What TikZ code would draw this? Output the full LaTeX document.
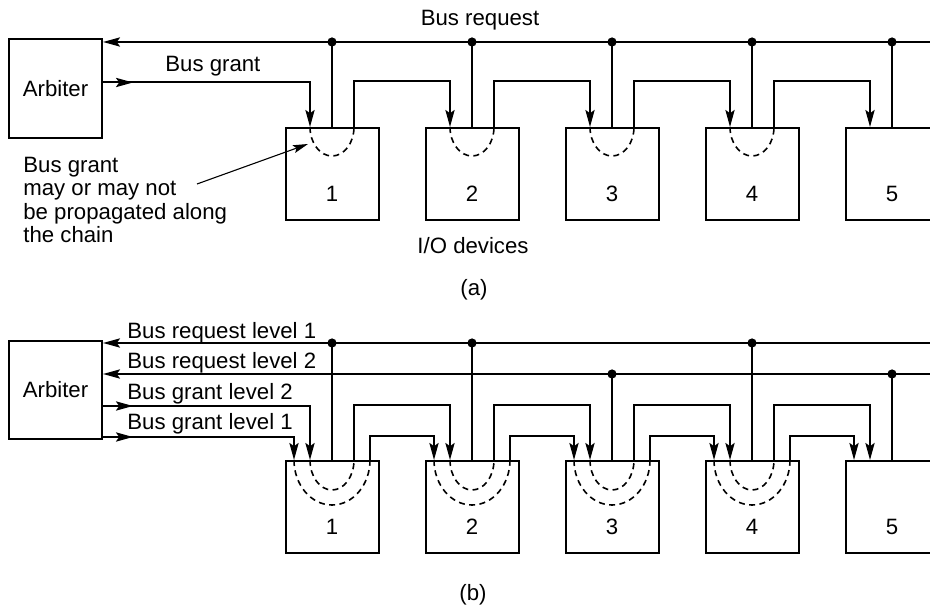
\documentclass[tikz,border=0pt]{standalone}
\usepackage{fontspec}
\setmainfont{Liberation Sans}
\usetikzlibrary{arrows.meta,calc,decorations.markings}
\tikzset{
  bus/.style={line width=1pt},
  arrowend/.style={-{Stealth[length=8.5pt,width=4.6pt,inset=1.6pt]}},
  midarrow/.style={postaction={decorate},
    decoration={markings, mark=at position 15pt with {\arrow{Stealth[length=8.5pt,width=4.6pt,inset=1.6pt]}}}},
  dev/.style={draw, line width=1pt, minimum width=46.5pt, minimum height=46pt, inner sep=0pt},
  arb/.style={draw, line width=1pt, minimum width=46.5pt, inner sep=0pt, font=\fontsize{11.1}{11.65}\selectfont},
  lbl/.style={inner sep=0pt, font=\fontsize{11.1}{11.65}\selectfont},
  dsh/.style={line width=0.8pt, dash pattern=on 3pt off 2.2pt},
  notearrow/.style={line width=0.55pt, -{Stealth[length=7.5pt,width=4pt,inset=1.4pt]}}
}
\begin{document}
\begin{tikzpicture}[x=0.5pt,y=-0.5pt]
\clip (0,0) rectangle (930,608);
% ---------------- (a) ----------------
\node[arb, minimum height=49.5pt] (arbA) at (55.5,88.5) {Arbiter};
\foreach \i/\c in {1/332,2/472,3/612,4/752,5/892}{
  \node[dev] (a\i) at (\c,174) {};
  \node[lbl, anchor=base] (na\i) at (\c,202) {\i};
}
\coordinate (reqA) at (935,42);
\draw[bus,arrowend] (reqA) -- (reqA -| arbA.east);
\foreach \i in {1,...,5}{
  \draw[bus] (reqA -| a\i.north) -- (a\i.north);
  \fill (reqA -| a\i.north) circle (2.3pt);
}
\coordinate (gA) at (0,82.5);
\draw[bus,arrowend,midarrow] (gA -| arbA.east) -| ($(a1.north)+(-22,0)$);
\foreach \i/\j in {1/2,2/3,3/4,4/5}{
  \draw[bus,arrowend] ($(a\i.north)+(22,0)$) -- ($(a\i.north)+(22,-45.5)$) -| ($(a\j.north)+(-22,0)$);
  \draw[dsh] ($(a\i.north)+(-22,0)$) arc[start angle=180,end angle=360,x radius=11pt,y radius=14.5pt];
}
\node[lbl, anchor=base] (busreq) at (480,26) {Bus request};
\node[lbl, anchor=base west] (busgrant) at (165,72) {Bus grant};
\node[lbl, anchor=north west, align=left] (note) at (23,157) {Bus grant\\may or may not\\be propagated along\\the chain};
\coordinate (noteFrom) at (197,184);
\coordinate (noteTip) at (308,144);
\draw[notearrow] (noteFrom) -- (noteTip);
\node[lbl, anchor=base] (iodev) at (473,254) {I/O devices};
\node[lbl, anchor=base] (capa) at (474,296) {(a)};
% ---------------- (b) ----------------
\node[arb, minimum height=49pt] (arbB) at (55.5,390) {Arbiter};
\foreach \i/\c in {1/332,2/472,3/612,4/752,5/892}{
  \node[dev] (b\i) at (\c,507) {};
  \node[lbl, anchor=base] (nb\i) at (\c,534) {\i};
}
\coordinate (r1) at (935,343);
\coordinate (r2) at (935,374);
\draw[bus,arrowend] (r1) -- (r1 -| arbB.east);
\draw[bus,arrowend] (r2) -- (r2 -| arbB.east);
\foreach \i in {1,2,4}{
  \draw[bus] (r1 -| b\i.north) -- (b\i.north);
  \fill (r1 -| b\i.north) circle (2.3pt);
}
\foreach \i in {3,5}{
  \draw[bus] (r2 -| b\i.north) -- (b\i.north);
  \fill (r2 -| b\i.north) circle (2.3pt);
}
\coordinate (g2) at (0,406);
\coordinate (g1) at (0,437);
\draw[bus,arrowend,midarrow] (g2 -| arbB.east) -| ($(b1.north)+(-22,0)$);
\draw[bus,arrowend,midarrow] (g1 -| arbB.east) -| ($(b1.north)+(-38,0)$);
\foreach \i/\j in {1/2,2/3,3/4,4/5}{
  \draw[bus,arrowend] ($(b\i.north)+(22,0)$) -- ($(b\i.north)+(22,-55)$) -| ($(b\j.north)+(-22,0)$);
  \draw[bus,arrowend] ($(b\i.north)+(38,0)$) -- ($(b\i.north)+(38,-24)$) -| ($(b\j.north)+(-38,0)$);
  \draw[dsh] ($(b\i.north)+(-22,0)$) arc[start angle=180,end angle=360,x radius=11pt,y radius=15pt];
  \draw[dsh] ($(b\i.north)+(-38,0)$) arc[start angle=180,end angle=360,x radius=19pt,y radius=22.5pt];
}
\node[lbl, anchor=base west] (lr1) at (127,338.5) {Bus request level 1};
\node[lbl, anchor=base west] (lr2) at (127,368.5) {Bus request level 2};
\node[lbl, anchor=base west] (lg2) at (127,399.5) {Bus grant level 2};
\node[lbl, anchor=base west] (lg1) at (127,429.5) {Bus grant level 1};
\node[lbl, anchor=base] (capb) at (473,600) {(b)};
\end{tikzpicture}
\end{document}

- _Exercise goal_:
Quote the data exactly, leaving every image out of the copy.

- _Completed task_:
What TikZ code would draw this? Output the full LaTeX document.
\documentclass[tikz,border=0pt]{standalone}
\usepackage{fontspec}
\setmainfont{Liberation Sans}
\usetikzlibrary{arrows.meta,calc,decorations.markings}
\tikzset{
  bus/.style={line width=1pt},
  arrowend/.style={-{Stealth[length=8.5pt,width=4.6pt,inset=1.6pt]}},
  midarrow/.style={postaction={decorate},
    decoration={markings, mark=at position 15pt with {\arrow{Stealth[length=8.5pt,width=4.6pt,inset=1.6pt]}}}},
  dev/.style={draw, line width=1pt, minimum width=46.5pt, minimum height=46pt, inner sep=0pt},
  arb/.style={draw, line width=1pt, minimum width=46.5pt, inner sep=0pt, font=\fontsize{11.1}{11.65}\selectfont},
  lbl/.style={inner sep=0pt, font=\fontsize{11.1}{11.65}\selectfont},
  dsh/.style={line width=0.8pt, dash pattern=on 3pt off 2.2pt},
  notearrow/.style={line width=0.55pt, -{Stealth[length=7.5pt,width=4pt,inset=1.4pt]}}
}
\begin{document}
\begin{tikzpicture}[x=0.5pt,y=-0.5pt]
\clip (0,0) rectangle (930,608);
% ---------------- (a) ----------------
\node[arb, minimum height=49.5pt] (arbA) at (55.5,88.5) {Arbiter};
\foreach \i/\c in {1/332,2/472,3/612,4/752,5/892}{
  \node[dev] (a\i) at (\c,174) {};
  \node[lbl, anchor=base] (na\i) at (\c,202) {\i};
}
\coordinate (reqA) at (935,42);
\draw[bus,arrowend] (reqA) -- (reqA -| arbA.east);
\foreach \i in {1,...,5}{
  \draw[bus] (reqA -| a\i.north) -- (a\i.north);
  \fill (reqA -| a\i.north) circle (2.3pt);
}
\coordinate (gA) at (0,82.5);
\draw[bus,arrowend,midarrow] (gA -| arbA.east) -| ($(a1.north)+(-22,0)$);
\foreach \i/\j in {1/2,2/3,3/4,4/5}{
  \draw[bus,arrowend] ($(a\i.north)+(22,0)$) -- ($(a\i.north)+(22,-45.5)$) -| ($(a\j.north)+(-22,0)$);
  \draw[dsh] ($(a\i.north)+(-22,0)$) arc[start angle=180,end angle=360,x radius=11pt,y radius=14.5pt];
}
\node[lbl, anchor=base] (busreq) at (480,26) {Bus request};
\node[lbl, anchor=base west] (busgrant) at (165,72) {Bus grant};
\node[lbl, anchor=north west, align=left] (note) at (23,157) {Bus grant\\may or may not\\be propagated along\\the chain};
\coordinate (noteFrom) at (197,184);
\coordinate (noteTip) at (308,144);
\draw[notearrow] (noteFrom) -- (noteTip);
\node[lbl, anchor=base] (iodev) at (473,254) {I/O devices};
\node[lbl, anchor=base] (capa) at (474,296) {(a)};
% ---------------- (b) ----------------
\node[arb, minimum height=49pt] (arbB) at (55.5,390) {Arbiter};
\foreach \i/\c in {1/332,2/472,3/612,4/752,5/892}{
  \node[dev] (b\i) at (\c,507) {};
  \node[lbl, anchor=base] (nb\i) at (\c,534) {\i};
}
\coordinate (r1) at (935,343);
\coordinate (r2) at (935,374);
\draw[bus,arrowend] (r1) -- (r1 -| arbB.east);
\draw[bus,arrowend] (r2) -- (r2 -| arbB.east);
\foreach \i in {1,2,4}{
  \draw[bus] (r1 -| b\i.north) -- (b\i.north);
  \fill (r1 -| b\i.north) circle (2.3pt);
}
\foreach \i in {3,5}{
  \draw[bus] (r2 -| b\i.north) -- (b\i.north);
  \fill (r2 -| b\i.north) circle (2.3pt);
}
\coordinate (g2) at (0,406);
\coordinate (g1) at (0,437);
\draw[bus,arrowend,midarrow] (g2 -| arbB.east) -| ($(b1.north)+(-22,0)$);
\draw[bus,arrowend,midarrow] (g1 -| arbB.east) -| ($(b1.north)+(-38,0)$);
\foreach \i/\j in {1/2,2/3,3/4,4/5}{
  \draw[bus,arrowend] ($(b\i.north)+(22,0)$) -- ($(b\i.north)+(22,-55)$) -| ($(b\j.north)+(-22,0)$);
  \draw[bus,arrowend] ($(b\i.north)+(38,0)$) -- ($(b\i.north)+(38,-24)$) -| ($(b\j.north)+(-38,0)$);
  \draw[dsh] ($(b\i.north)+(-22,0)$) arc[start angle=180,end angle=360,x radius=11pt,y radius=15pt];
  \draw[dsh] ($(b\i.north)+(-38,0)$) arc[start angle=180,end angle=360,x radius=19pt,y radius=22.5pt];
}
\node[lbl, anchor=base west] (lr1) at (127,338.5) {Bus request level 1};
\node[lbl, anchor=base west] (lr2) at (127,368.5) {Bus request level 2};
\node[lbl, anchor=base west] (lg2) at (127,399.5) {Bus grant level 2};
\node[lbl, anchor=base west] (lg1) at (127,429.5) {Bus grant level 1};
\node[lbl, anchor=base] (capb) at (473,600) {(b)};
\end{tikzpicture}
\end{document}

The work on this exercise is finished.